Single by Smokie

from the album Midnight Café
- B-side: "Miss You"
- Released: 1976
- Length: 3:14
- Label: RAK
- Songwriters: Nicky Chinn, Mike Chapman
- Producers: Mike Chapman and Nicky Chinn

Smokie singles chronology
| "Wild Wild Angels" (1975) | "I'll Meet You at Midnight" (1976) | "Living Next Door to Alice" (1976) |

Music video
- "I'll Meet You at Midnight" on YouTube

= I'll Meet You at Midnight =

"I'll Meet You at Midnight" is a song by the British rock band Smokie from their 1976 studio album Midnight Café. In September of the same year it was released as a single. It was the third and final single from the album, after "Something's Been Making Me Blue" and "Wild Wild Angels".
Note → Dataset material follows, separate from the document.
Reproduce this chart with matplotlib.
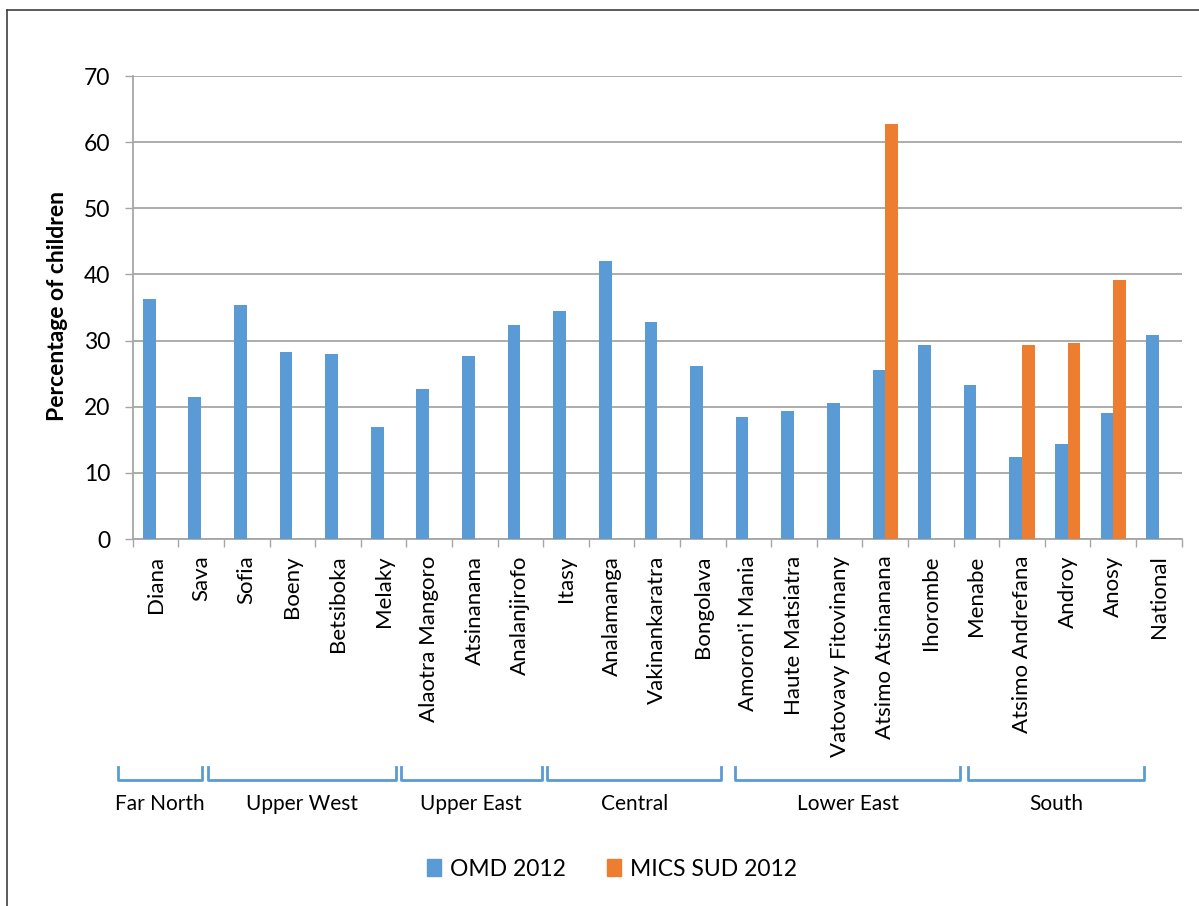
import numpy as np
import matplotlib.pyplot as plt
from matplotlib.lines import Line2D
from matplotlib.patches import Patch
import matplotlib.transforms as mtransforms

plt.rcParams['font.family'] = ['Lato', 'DejaVu Sans']

regions = ["Diana", "Sava", "Sofia", "Boeny", "Betsiboka", "Melaky",
           "Alaotra Mangoro", "Atsinanana", "Analanjirofo", "Itasy",
           "Analamanga", "Vakinankaratra", "Bongolava", "Amoron'i Mania",
           "Haute Matsiatra", "Vatovavy Fitovinany", "Atsimo Atsinanana",
           "Ihorombe", "Menabe", "Atsimo Andrefana", "Androy", "Anosy",
           "National"]
omd_2012 = [36.3, 21.4, 35.4, 28.2, 27.9, 17.0, 22.7, 27.6, 32.3, 34.4,
            42.1, 32.8, 26.1, 18.4, 19.4, 20.5, 25.5, 29.4, 23.3, 12.4,
            14.3, 19.0, 30.9]
mics_regions = ["Atsimo Atsinanana", "Atsimo Andrefana", "Androy", "Anosy"]
mics_2012 = [62.8, 29.3, 29.7, 39.2]

groups = ["Far North", "Upper West", "Upper East", "Central", "Lower East", "South"]
# bracket ends, in category units (drawn by hand in the original)
group_x0 = [-0.83, 1.16, 5.38, 8.59, 12.71, 17.81]
group_x1 = [1.01, 5.27, 8.47, 12.40, 17.65, 21.68]

blue = '#5B9BD5'
orange = '#ED7D31'
grid_c = '#A6A6A6'

W, H = 1199, 906
fig = plt.figure(figsize=(W/100, H/100), dpi=100)
ax = fig.add_axes([132.7/W, 1-539/H, (1181.7-132.7)/W, (539-76)/H])

x = np.arange(len(regions))
w = 0.278
ax.bar(x - w/2, omd_2012, w, color=blue, zorder=3)
mx = [regions.index(r) for r in mics_regions]
ax.bar(np.array(mx) + w/2, mics_2012, w, color=orange, zorder=3)

ax.set_xlim(-0.5, len(regions) - 0.5)
ax.set_ylim(0, 70)
ax.set_yticks(range(0, 71, 10))
ax.yaxis.grid(True, color=grid_c, lw=1.3, zorder=0)
ax.tick_params(axis='y', length=6, width=1, color=grid_c, labelsize=16.5, pad=10)

ax.set_xticks(np.arange(-0.5, len(regions)), minor=False)
ax.set_xticklabels([])
ax.tick_params(axis='x', which='major', length=6, width=1, color=grid_c)
ax.set_xticks(x, minor=True)
ax.set_xticklabels(regions, minor=True, rotation=90, fontsize=16, va='top')
ax.tick_params(axis='x', which='minor', length=0, pad=12)

for s in ['top', 'right']:
    ax.spines[s].set_visible(False)
for s in ['left', 'bottom']:
    ax.spines[s].set_color(grid_c)
    ax.spines[s].set_linewidth(1.3)

fig.text(58/W, 1-306/H, "Percentage of children", rotation=90, fontsize=16.5,
         fontweight='bold', ha='center', va='center')

# group brackets under the region labels
tr = mtransforms.blended_transform_factory(ax.transData, fig.transFigure)
ytop = 1 - 766.5/H
ybot = 1 - 779.5/H
for g, a, b in zip(groups, group_x0, group_x1):
    ax.add_line(Line2D([a, a, b, b], [ytop, ybot, ybot, ytop], transform=tr,
                       color=blue, lw=2, clip_on=False))
    ax.text((a + b)/2, 1-804/H, g, transform=tr, ha='center', va='center',
            fontsize=15)

# frame around the figure (only left and top fall inside the image)
fig.add_artist(Line2D([7/W, 7/W], [0, 1-10/H], color='#404040', lw=1.2))
fig.add_artist(Line2D([7/W, 1], [1-10/H, 1-10/H], color='#404040', lw=1.2))

handles = [Patch(color=blue, label='OMD 2012'),
           Patch(color=orange, label='MICS SUD 2012')]
fig.legend(handles=handles, loc='center', bbox_to_anchor=(612/W, 1-869/H),
           ncol=2, frameon=False, fontsize=16.5, handlelength=0.6,
           handleheight=0.8, handletextpad=0.4, columnspacing=1.8)

fig.savefig('out.png', dpi=100)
==Background and writing==
The song was written by Nicky Chinn and Mike Chapman and produced by Mike Chapman in association with Nicky Chinn.

==Charts==

===Weekly charts===

| Chart (1976–1977) | Peak position |
|---|---|
| Austria (Ö3 Austria Top 40) | 10 |
| Belgium (Ultratop 50 Flanders) | 11 |
| Belgium (Ultratop 50 Wallonia) | 44 |
| Ireland (IRMA) | 1 |
| Netherlands (Dutch Top 40) | 5 |
| Netherlands (Single Top 100) | 5 |
| Norway (VG-lista) | 6 |
| South Africa (Springbok Radio) | 3 |
| UK Singles (OCC) | 11 |
| West Germany (GfK) | 9 |

===Year-end charts===

| Chart (1976) | Position |
|---|---|
| Belgium (Ultratop Flanders) | 90 |
| Netherlands (Dutch Top 40) | 49 |
| Netherlands (Single Top 100) | 57 |

==Cover versions==
Chris Norman included his solo cover of the song on his 2000 studio album "Full Circle".

The song was covered by Finnish artist Markku Aro in 1977, titled Keskiyön aikaan – I'll Meet You At Midnight.